Taking a hint from “Flashdance,” Marcie Judelson is

a Jewish advertising copywriter by day — and

creative dance instructor by night.

A San Franciscan of 30 years who grew up on the East Coast, Judelson is the creator and instructor of Boomercize, a fitness class that uses the music

of their childhoods to get baby boomers up and moving.

The idea for Boomercize started to form five years ago, when Judelson realized that she was “a formerly thin person who hit middle-age and the pounds started packing on.” That’s when it came to her: There needed to be a way to shed the pounds while reminiscing with classic oldies.

“I was looking for a new exercise option that highlights low-impact aerobics,” Judelson said. She attended a few classes, but none felt like they were the right fit.

Judelson was no stranger to the arts: she grew up watching her father paint and her mother sing professionally, and she has training in ballroom dancing, ballet and tap. So her friends suggested she teach a class of her own.

It was Judelson’s love of music that fueled her passion to dance. As a child, she idolized the dancers she saw on TV: “When you’re 10 years old, the beauty, coolness and grace … it was something so exciting to me.”

And as a Reform Jew, Judelson also believes there’s a spiritual link between dance and Judaism: “To me, there’s a very spiritual and emotional side to dance and music, the power to transform your energy” and connect to the religion, she said.

Judelson’s music collection includes hits from the 1920s and ’30s, but like any good baby boomer, one of her favorite musical eras is the ’60s. “My first experience was dancing to Motown, the Four Seasons, the Beach Boys,” she said.

For Judelson, nostalgia combined with exercise “brings out a whole new definition on youth.”

In each hour-long Boomercize class, she borrows dance moves of the “American Bandstand” genre: “The twist, pony, swim, cha-cha, mashed potato, the monkey, the hitchhike — a legal one, mind you — they’re structured with simple, easy-to-follow choreographies,” she said.

The classes are currently taught at the Presidio Dance Theater in San Francisco, though Judelson says she intends to pursue local JCCs as well.

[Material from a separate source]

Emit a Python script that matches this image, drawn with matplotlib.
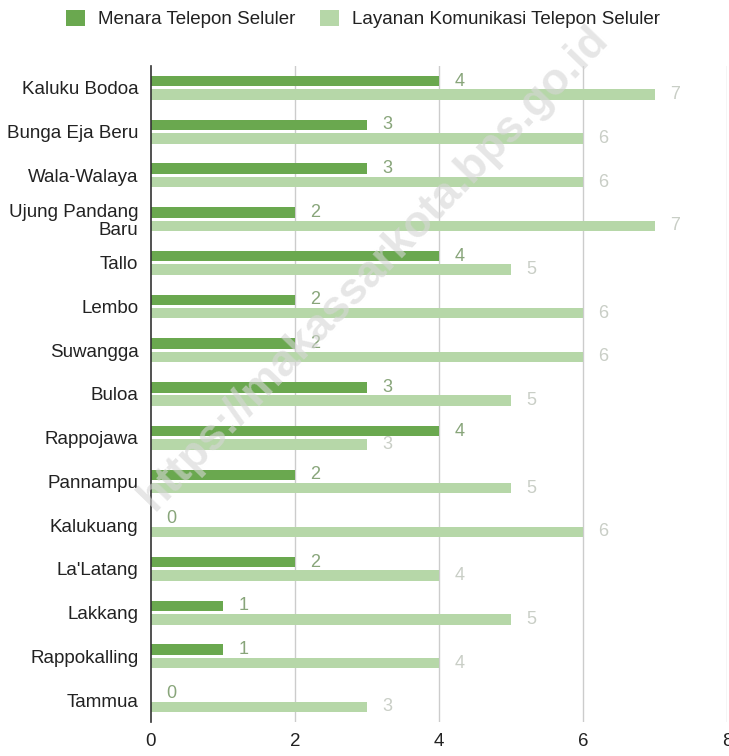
import matplotlib.pyplot as plt
import numpy as np
from matplotlib.patches import Patch

plt.rcParams['font.family'] = ['Liberation Sans', 'DejaVu Sans']

# data
kelurahan = ['Kaluku Bodoa', 'Bunga Eja Beru', 'Wala-Walaya', 'Ujung Pandang\nBaru',
             'Tallo', 'Lembo', 'Suwangga', 'Buloa', 'Rappojawa', 'Pannampu',
             'Kalukuang', "La'Latang", 'Lakkang', 'Rappokalling', 'Tammua']
menara = [4, 3, 3, 2, 4, 2, 2, 3, 4, 2, 0, 2, 1, 1, 0]
layanan = [7, 6, 6, 7, 5, 6, 6, 5, 3, 5, 6, 4, 5, 4, 3]
x_ticks = [0, 2, 4, 6, 8]

dark = '#6aa84f'
light = '#b6d7a8'

fig = plt.figure(figsize=(7.29, 7.56), dpi=100)
ax = fig.add_axes([151 / 729, 1 - 722 / 756, 576 / 729, 656 / 756])

y = np.arange(len(kelurahan))
h = 0.24
off = 0.153

ax.barh(y - off, menara, height=h, color=dark, zorder=2)
ax.barh(y + off, layanan, height=h, color=light, zorder=2)

# value labels
for yi, v in zip(y, menara):
    ax.annotate(str(v), (v, yi - off), xytext=(11, 0), textcoords='offset points',
                ha='left', va='center', fontsize=13, color='#88a57a')
for yi, v in zip(y, layanan):
    ax.annotate(str(v), (v, yi + off), xytext=(11, 0), textcoords='offset points',
                ha='left', va='center', fontsize=13, color='#c9cec6')

ax.set_xlim(0, 8)
ax.set_ylim(len(kelurahan) - 0.5, -0.5)
ax.set_xticks(x_ticks)
ax.set_xticklabels([str(t) for t in x_ticks], fontsize=13.5, color='#222222')
ax.set_yticks(y)
ax.set_yticklabels(kelurahan, fontsize=13.5, color='#222222', linespacing=1.05)
ax.tick_params(axis='both', length=0)
ax.tick_params(axis='y', pad=9)
ax.tick_params(axis='x', pad=8)

for s in ['top', 'right', 'bottom']:
    ax.spines[s].set_visible(False)
ax.spines['left'].set_color('#333333')
ax.spines['left'].set_linewidth(1.2)
ax.spines['left'].set_zorder(3)

for t in x_ticks[1:]:
    ax.axvline(t, color='#cccccc', linewidth=1, zorder=1)

handles = [Patch(facecolor=dark, label='Menara Telepon Seluler'),
           Patch(facecolor=light, label='Layanan Komunikasi Telepon Seluler')]
fig.legend(handles=handles, loc='center', bbox_to_anchor=(363 / 729, 1 - 19 / 756),
           ncol=2, frameon=False, fontsize=13.5, handlelength=1.0, handleheight=1.0,
           handletextpad=0.7, columnspacing=1.3, borderaxespad=0, labelcolor='#222222')

# watermark
fig.text(374 / 729, 1 - 268 / 756, 'https://makassarkota.bps.go.id', rotation=46,
         ha='center', va='center', fontsize=32, fontweight='bold',
         color='#d6d6d6', alpha=0.6, zorder=10)

fig.savefig('out.png', dpi=100)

Having recognizable music has helped Boomercize appeal to its target audience. San Francisco resident Darlene Popovich raved about getting the chance to “exercise while singing.”

Judelson has always disliked aerobics classes because they are mostly loud and mechanical, rather than dance-oriented. “For the most part,

they are taught by younger enthusiasts, and these classes are getting harder on our bodies as we age,” she said.

The intensity sometimes comes with a price:

“Too much wear and tear for our age.” Judelson emphasized that she is not a “super-high-energy hyper instructor” and that comfort is crucial in her class. “People don’t want to be in an environment that is intimidating.”

And for middle-aged baby boomers, that comfort makes a big difference. Boomercize is “a place where I can do aerobics without being surrounded by super human 20-somethings and, without killing myself to keep up,” said attendee Fran Hulse of Mill Valley.

Boomercize welcomes women and men, though Judelson’s regulars are mostly women, their age ranging from 40 to 70, with a few exceptions: “There was an 82-year old woman who was just a pistol of energy. She wore me out!”